*YOUR TASK*
Track down the lines that contain "script" and copy them.
(begin)
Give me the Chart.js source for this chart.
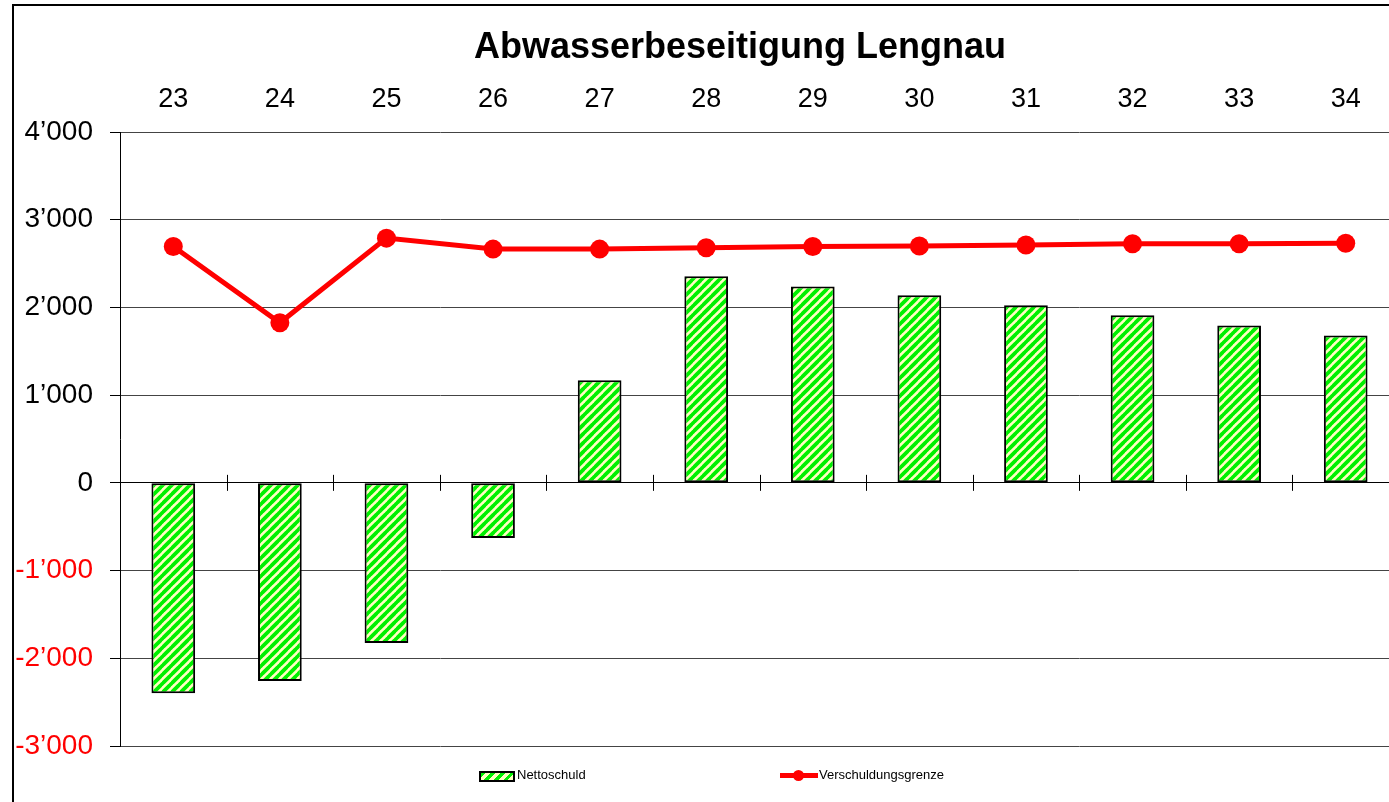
<!DOCTYPE html>
<html>
<head>
<meta charset="utf-8">
<script src="https://cdn.jsdelivr.net/npm/chart.js@4"></script>
<style>
  html, body { margin: 0; padding: 0; background: #fff; overflow: hidden; }
  #wrap { position: relative; width: 1480px; height: 802px; }
  #frame { position: absolute; left: 12px; top: 4px; width: 2000px; height: 2000px;
           border-left: 2px solid #000; border-top: 2px solid #000; pointer-events: none; }
  .lg { position: absolute; font: 13px "Liberation Sans", Arial, sans-serif; color: #000; }
  #sw1 { position: absolute; left: 479px; top: 771px; width: 32px; height: 7px; border: 2px solid #000;
         background: repeating-linear-gradient(135deg, #00f000 0 3px, #ffffc0 3px 7px); }
  #sw2 { position: absolute; left: 780px; top: 773px; width: 38px; height: 5px; background: #ff0000; }
  #dot { position: absolute; left: 793px; top: 770px; width: 11px; height: 11px; border-radius: 50%; background: #ff0000; }
</style>
</head>
<body>
<div id="wrap">
  <canvas id="graph" width="1480" height="802"></canvas>
  <div id="frame"></div>
  <div id="sw1"></div>
  <div class="lg" style="left:517px; top:767px;">Nettoschuld</div>
  <div id="sw2"></div>
  <div id="dot"></div>
  <div class="lg" style="left:819px; top:767px;">Verschuldungsgrenze</div>
</div>
<script>
const TITLE = "Abwasserbeseitigung Lengnau";
const years = ["23", "24", "25", "26", "27", "28", "29", "30", "31", "32", "33", "34"];
const nettoschuld = [-2400, -2260, -1825, -630, 1170, 2355, 2240, 2140, 2025, 1910, 1795, 1680];
const grenze = [2695, 1825, 2790, 2665, 2665, 2680, 2695, 2700, 2712, 2727, 2727, 2732];
const FONT = "'Liberation Sans', Arial, sans-serif";

const ctx = document.getElementById("graph");

const stripes = () => {
    const c = document.createElement("canvas");
    c.width = 9;
    c.height = 9;
    const g = c.getContext("2d");
    g.fillStyle = "#ffffc0";
    g.fillRect(0, 0, 9, 9);
    g.strokeStyle = "#00f000";
    g.lineWidth = 3.8;
    g.beginPath();
    g.moveTo(-1, 10); g.lineTo(10, -1);
    g.moveTo(-1, 1); g.lineTo(1, -1);
    g.moveTo(8, 10); g.lineTo(10, 8);
    g.stroke();
    return g.createPattern(c, "repeat");
};

const fmt = (v) => {
    const s = Math.abs(v).toString().replace(/\B(?=(\d{3})+(?!\d))/g, "\u2019");
    return (v < 0 ? "-" : "") + s;
};

// little marks on the zero line between the categories
const zeroTicks = {
    id: "zeroTicks",
    beforeDatasetsDraw(chart) {
        const x = chart.scales.x;
        const y0 = chart.scales.y.getPixelForValue(0);
        const g = chart.ctx;
        g.save();
        g.strokeStyle = "#000";
        g.lineWidth = 1;
        for (let i = 0; i <= years.length; i++) {
            const px = Math.round(x.getPixelForValue(i - 0.5)) + 0.5;
            g.beginPath();
            g.moveTo(px, y0 - 8);
            g.lineTo(px, y0 + 8);
            g.stroke();
        }
        g.restore();
    },
};

new Chart(ctx, {
    type: "bar",
    data: {
        labels: years,
        datasets: [
            {
                type: "line",
                label: "Verschuldungsgrenze",
                data: grenze,
                borderColor: "#ff0000",
                backgroundColor: "#ff0000",
                borderWidth: 5,
                pointRadius: 9.5,
                pointBorderWidth: 0,
                tension: 0,
                order: 0,
            },
            {
                label: "Nettoschuld",
                data: nettoschuld,
                backgroundColor: stripes(),
                borderColor: "#000",
                borderWidth: 2,
                borderSkipped: false,
                barPercentage: 0.41,
                categoryPercentage: 1,
                order: 1,
            },
        ],
    },
    options: {
        responsive: false,
        animation: false,
        layout: { padding: { left: 0, top: 0, right: 0, bottom: 56 } },
        plugins: {
            legend: { display: false },
            tooltip: { enabled: false },
            title: {
                display: true,
                text: TITLE,
                color: "#000",
                font: { family: FONT, size: 36, weight: "bold" },
                padding: { top: 26, bottom: 0 },
            },
        },
        scales: {
            x: {
                position: "top",
                offset: true,
                grid: { display: false },
                border: { display: false },
                ticks: {
                    color: "#000",
                    padding: 8,
                    font: { family: FONT, size: 27 },
                },
                afterFit: (s) => { s.height = 132 - 69.2; },
            },
            y: {
                min: -3000,
                max: 4000,
                grid: {
                    color: (c) => (c.tick && c.tick.value === 0 ? "#000" : "#444"),
                    tickLength: 10,
                    tickColor: "#000",
                },
                border: { display: true, color: "#000", width: 1 },
                ticks: {
                    stepSize: 1000,
                    padding: 17,
                    font: { family: FONT, size: 28 },
                    color: (c) => (c.tick.value < 0 ? "#ff0000" : "#000"),
                    callback: (v) => fmt(v),
                },
                afterFit: (s) => { s.width = 120; },
            },
            // empty axis on the right, only to leave the space the plot runs past the window
            yr: {
                type: "linear",
                position: "right",
                grid: { display: false },
                border: { display: false },
                ticks: { display: false },
                afterFit: (s) => { s.width = 81; },
            },
        },
    },
    plugins: [zeroTicks],
});
</script>
</body>
</html>
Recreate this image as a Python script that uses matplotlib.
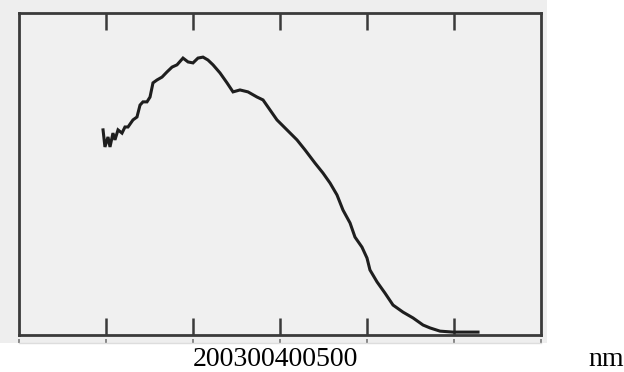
import matplotlib
matplotlib.use("Agg")
import matplotlib.pyplot as plt
from matplotlib.patches import Rectangle

# Spectrum (wavelength in nm, relative absorbance)
wavelength = [196.6, 198.8, 202.3, 204.6, 208.0, 210.3, 213.8, 218.4, 221.8, 225.3,
              231.0, 235.6, 239.1, 242.5, 247.1, 250.6, 254.0, 258.6, 264.4, 270.1,
              275.9, 281.6, 288.5, 294.3, 300.0, 305.7, 311.5, 317.2, 323.0, 331.0,
              339.1, 346.0, 354.0, 363.2, 373.6, 380.5, 388.5, 396.5, 408.0, 419.5,
              428.7, 440.2, 449.4, 457.5, 465.5, 472.4, 480.5, 486.2, 494.2, 500.0,
              503.4, 511.5, 520.7, 529.9, 541.4, 552.9, 564.4, 572.4, 583.9, 598.8,
              614.9, 627.6]
absorbance = [0.637, 0.584, 0.615, 0.584, 0.627, 0.606, 0.637, 0.627, 0.646, 0.646,
              0.668, 0.677, 0.714, 0.724, 0.724, 0.739, 0.783, 0.792, 0.801, 0.817,
              0.832, 0.839, 0.860, 0.848, 0.845, 0.860, 0.863, 0.854, 0.839, 0.814,
              0.783, 0.755, 0.761, 0.755, 0.739, 0.730, 0.699, 0.668, 0.637, 0.606,
              0.575, 0.534, 0.503, 0.472, 0.435, 0.388, 0.348, 0.304, 0.273, 0.239,
              0.202, 0.165, 0.130, 0.093, 0.071, 0.053, 0.031, 0.022, 0.012, 0.009,
              0.009, 0.009]
major_ticks = [200, 300, 400, 500, 600]
outer_ticks = [100, 200, 300, 400, 500, 600, 700]
tick_labels = ["200", "300", "400", "500"]
unit_label = "nm"

W, H = 624, 372
fig = plt.figure(figsize=(W / 100, H / 100), dpi=100)
fig.patch.set_facecolor("white")

# scanned grey paper area
fig.patches.append(Rectangle((0, (H - 343) / H), 547 / W, 343 / H,
                             transform=fig.transFigure, facecolor="#eeeeee",
                             edgecolor="none", zorder=-5))

ax = fig.add_axes([19 / W, (H - 335) / H, 522 / W, 322 / H])
ax.set_zorder(2)
ax.set_facecolor("#f0f0f0")
ax.plot(wavelength, absorbance, color="#1e1e1e", lw=2.2, solid_joinstyle="miter")
ax.set_xlim(100, 700)
ax.set_ylim(0, 1.0)

for s in ax.spines.values():
    s.set_color("#3a3a3a")
    s.set_linewidth(2.0)

ax.set_xticks(major_ticks)
ax.set_yticks([])
ax.tick_params(axis="x", direction="in", length=12, width=1.8, color="#3a3a3a",
               top=True, bottom=True, labelbottom=False, labeltop=False)

# faint ruler line below the frame
sec = ax.secondary_xaxis(-0.025)
sec.set_xticks(outer_ticks)
sec.spines["bottom"].set_color("#dddddd")
sec.spines["bottom"].set_linewidth(1.0)
sec.tick_params(axis="x", direction="in", length=3, width=1.2, color="#777777",
                labelbottom=False)

fig.text(275 / W, (H - 366) / H, "".join(tick_labels), ha="center", va="baseline",
         fontsize=20, family="Liberation Serif", color="black")
fig.text(606 / W, (H - 366) / H, unit_label, ha="center", va="baseline",
         fontsize=20, family="Liberation Serif", color="black")

fig.savefig("out.png", dpi=100)
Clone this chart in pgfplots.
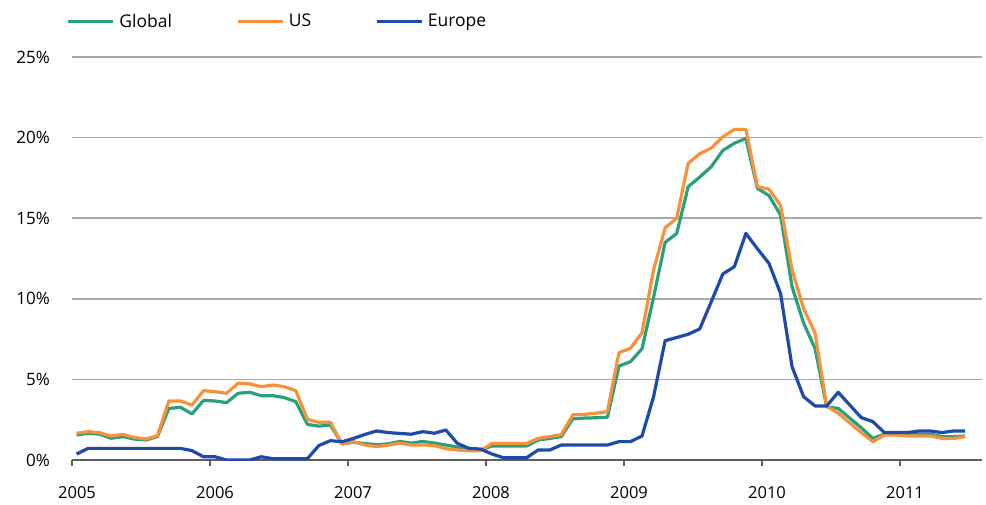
(end)
*THE SOLUTION*
<script src="https://cdn.jsdelivr.net/npm/chart.js@4"></script>
<script>
</script>
Recreate this image as a Python script that uses matplotlib.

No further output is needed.